The authors suggest a data-driven approach for discovering factors affecting interpretability such as global vs. local needs, severity and area of incompleteness, time constraints, and user expertise. They advocate constructing a matrix correlating real-world tasks and methods to discover latent dimensions of interpretability.
Methodological Considerations
A significant part of the discourse is focused on hypothesizing latent dimensions of interpretability both from task-related and method-related perspectives. Each potential factor is explored for its implications in real-world scenarios and simplified human experiments.
Recommendations for Researchers
The culmination of this work is a set of guiding principles for researchers in the domain of interpretable ML:
- Alignment of Claims and Evaluation: Ensuring specific application-related claims are matched with appropriate evaluative methods.
- Structured Taxonomies: Using common taxonomies to describe and compare interpretability-related research.

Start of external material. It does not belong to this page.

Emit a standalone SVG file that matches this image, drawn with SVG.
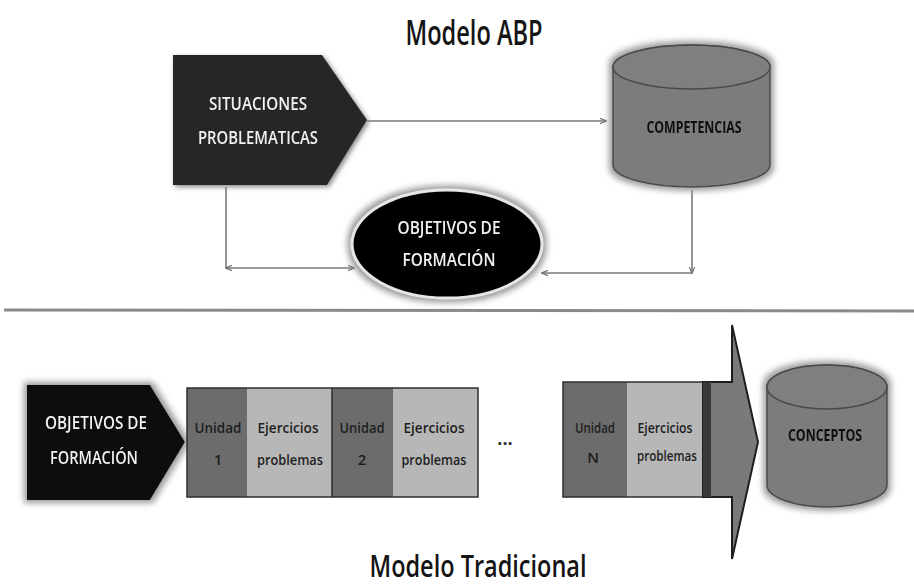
<svg xmlns="http://www.w3.org/2000/svg" width="914" height="585" viewBox="0 0 914 585">
<style>
.t{font-family:"Open Sans","Liberation Sans",sans-serif;}
.title{font-size:34px;font-weight:600;fill:#151515;}
.wt{font-size:18px;font-weight:600;fill:#f2f2f2;}
.bt{font-size:16px;font-weight:700;fill:#111;}
.st{font-size:15px;font-weight:600;fill:#1e1e1e;}
.conn{stroke:#7a7a7a;stroke-width:1.6;fill:none;}
.cyl{fill:#7b7b7b;stroke:#4a4a4a;stroke-width:1.5;}
.unit{fill:#6c6c6c;}
.ejer{fill:#b7b7b7;}
</style>
<defs>
<filter id="glow" x="-20%" y="-20%" width="140%" height="140%">
<feMorphology in="SourceAlpha" operator="dilate" radius="3" result="d"/>
<feGaussianBlur in="d" stdDeviation="3" result="b"/>
<feFlood flood-color="#9a9a9a"/>
<feComposite in2="b" operator="in" result="g"/>
<feMerge><feMergeNode in="g"/><feMergeNode in="SourceGraphic"/></feMerge>
</filter>
<filter id="shadow" x="-20%" y="-20%" width="140%" height="140%">
<feGaussianBlur in="SourceAlpha" stdDeviation="2.5" result="b"/>
<feOffset dx="2" dy="2" result="o"/>
<feFlood flood-color="#888"/>
<feComposite in2="o" operator="in" result="g"/>
<feMerge><feMergeNode in="g"/><feMergeNode in="SourceGraphic"/></feMerge>
</filter>
<marker id="ah" viewBox="0 0 10 10" refX="9" refY="5" markerWidth="7" markerHeight="7" orient="auto-start-reverse" markerUnits="userSpaceOnUse">
<path d="M0,1 L10,5 L0,9" fill="none" stroke="#6a6a6a" stroke-width="1.6"/>
</marker>
</defs>
<rect width="914" height="585" fill="#ffffff"/>

<text class="t title" x="474" y="45" text-anchor="middle" textLength="137" lengthAdjust="spacingAndGlyphs">Modelo ABP</text>

<g id="connectors">
<line class="conn" x1="367" y1="121" x2="606" y2="121" marker-end="url(#ah)"/>
<polyline class="conn" points="226,187 226,268"/>
<line class="conn" x1="226" y1="268" x2="354" y2="268" marker-start="url(#ah)" marker-end="url(#ah)"/>
<polyline class="conn" points="692,190 692,273" marker-end="url(#ah)"/>
<line class="conn" x1="692" y1="273" x2="542" y2="273" marker-end="url(#ah)"/>
</g>

<g id="situaciones" filter="url(#shadow)">
<polygon points="173,55 322,55 367,120 327,185 173,185" fill="#262626"/>
<text class="t wt" x="258" y="110" text-anchor="middle" textLength="98" lengthAdjust="spacingAndGlyphs">SITUACIONES</text>
<text class="t wt" x="258" y="144" text-anchor="middle" textLength="120" lengthAdjust="spacingAndGlyphs">PROBLEMATICAS</text>
</g>

<g id="competencias" filter="url(#glow)">
<path class="cyl" d="M613,67 A78.5,22 0 0 1 770,67 L770,165 A78.5,22 0 0 1 613,165 Z"/>
<ellipse cx="691.5" cy="67" rx="78.5" ry="22" fill="#7f7f7f" stroke="#4a4a4a" stroke-width="1.5"/>
<text class="t bt" x="694" y="133" text-anchor="middle" textLength="95" lengthAdjust="spacingAndGlyphs">COMPETENCIAS</text>
</g>

<g id="objetivos_abp" filter="url(#glow)">
<ellipse cx="447" cy="244" rx="95" ry="54" fill="#050505" stroke="#e6e6e6" stroke-width="3"/>
<text class="t wt" x="449" y="234" text-anchor="middle" textLength="103" lengthAdjust="spacingAndGlyphs">OBJETIVOS DE</text>
<text class="t wt" x="449" y="266" text-anchor="middle" textLength="93" lengthAdjust="spacingAndGlyphs">FORMACIÓN</text>
</g>

<line x1="4" y1="310" x2="914" y2="311" stroke="#8a8a8a" stroke-width="3"/>

<g id="objetivos_trad" filter="url(#glow)">
<polygon points="27,385 150,385 185,442 150,500 27,500" fill="#080808"/>
<text class="t wt" x="96" y="429" text-anchor="middle" textLength="102" lengthAdjust="spacingAndGlyphs">OBJETIVOS DE</text>
<text class="t wt" x="94" y="464" text-anchor="middle" textLength="88" lengthAdjust="spacingAndGlyphs">FORMACIÓN</text>
</g>

<g id="unidad1">
<rect class="unit" x="187" y="388" width="60" height="109"/>
<text class="t st" x="218" y="433" text-anchor="middle" textLength="47" lengthAdjust="spacingAndGlyphs">Unidad</text>
<text class="t st" x="218" y="465" text-anchor="middle">1</text>
</g>
<g id="ejercicios1">
<rect class="ejer" x="247" y="388" width="85" height="109"/>
<text class="t st" x="288" y="433" text-anchor="middle" textLength="61" lengthAdjust="spacingAndGlyphs">Ejercicios</text>
<text class="t st" x="290" y="465" text-anchor="middle" textLength="66" lengthAdjust="spacingAndGlyphs">problemas</text>
</g>
<g id="unidad2">
<rect class="unit" x="332" y="388" width="61" height="109"/>
<text class="t st" x="362" y="433" text-anchor="middle" textLength="45" lengthAdjust="spacingAndGlyphs">Unidad</text>
<text class="t st" x="362" y="465" text-anchor="middle">2</text>
</g>
<g id="ejercicios2">
<rect class="ejer" x="393" y="388" width="85" height="109"/>
<text class="t st" x="434" y="433" text-anchor="middle" textLength="61" lengthAdjust="spacingAndGlyphs">Ejercicios</text>
<text class="t st" x="434" y="465" text-anchor="middle" textLength="65" lengthAdjust="spacingAndGlyphs">problemas</text>
</g>
<rect x="187" y="388" width="291" height="109" fill="none" stroke="#2e2e2e" stroke-width="1.5"/>
<line x1="332" y1="388" x2="332" y2="497" stroke="#2e2e2e" stroke-width="1.5"/>

<text class="t" x="505" y="445" text-anchor="middle" font-size="18" font-weight="700" fill="#333">...</text>

<g id="unidadN">
<rect class="unit" x="563" y="382" width="64" height="115"/>
<text class="t st" x="595" y="433" text-anchor="middle" textLength="40" lengthAdjust="spacingAndGlyphs">Unidad</text>
<text class="t st" x="593" y="463" text-anchor="middle">N</text>
</g>
<g id="ejerciciosN">
<rect class="ejer" x="627" y="382" width="76" height="115"/>
<text class="t st" x="665" y="433" text-anchor="middle" textLength="55" lengthAdjust="spacingAndGlyphs">Ejercicios</text>
<text class="t st" x="667" y="461" text-anchor="middle" textLength="60" lengthAdjust="spacingAndGlyphs">problemas</text>
</g>
<rect x="563" y="382" width="140" height="115" fill="none" stroke="#2e2e2e" stroke-width="1.5"/>

<g id="flecha">
<polygon points="703,382 732,382 732,325 758,442 732,559 732,497 703,497" fill="#7a7a7a" stroke="#1e1e1e" stroke-width="2"/>
<rect x="703" y="382" width="8" height="115" fill="#3a3a3a"/>
</g>

<g id="conceptos" filter="url(#glow)">
<path class="cyl" d="M767,387 A60,22 0 0 1 887,387 L887,485 A60,22 0 0 1 767,485 Z"/>
<ellipse cx="827" cy="387" rx="60" ry="22" fill="#7f7f7f" stroke="#4a4a4a" stroke-width="1.5"/>
<text class="t bt" x="825" y="441" text-anchor="middle" textLength="74" lengthAdjust="spacingAndGlyphs">CONCEPTOS</text>
</g>

<text class="t" x="478" y="577" text-anchor="middle" font-size="30" font-weight="600" fill="#151515" textLength="217" lengthAdjust="spacingAndGlyphs">Modelo Tradicional</text>
</svg>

In conclusion, Doshi-Velez and Kim’s paper provides a foundational framework for moving towards a rigorous science of interpretable machine learning. By addressing the need for interpretability through structural definitions, evaluative approaches, and open questions, it significantly contributes to aligning ML advancements with broader societal and operational requirements. This work sets the stage for future research to refine and expand the evaluative criteria, enabling the deployment of ML systems that are not only efficient but also transparent and reliable.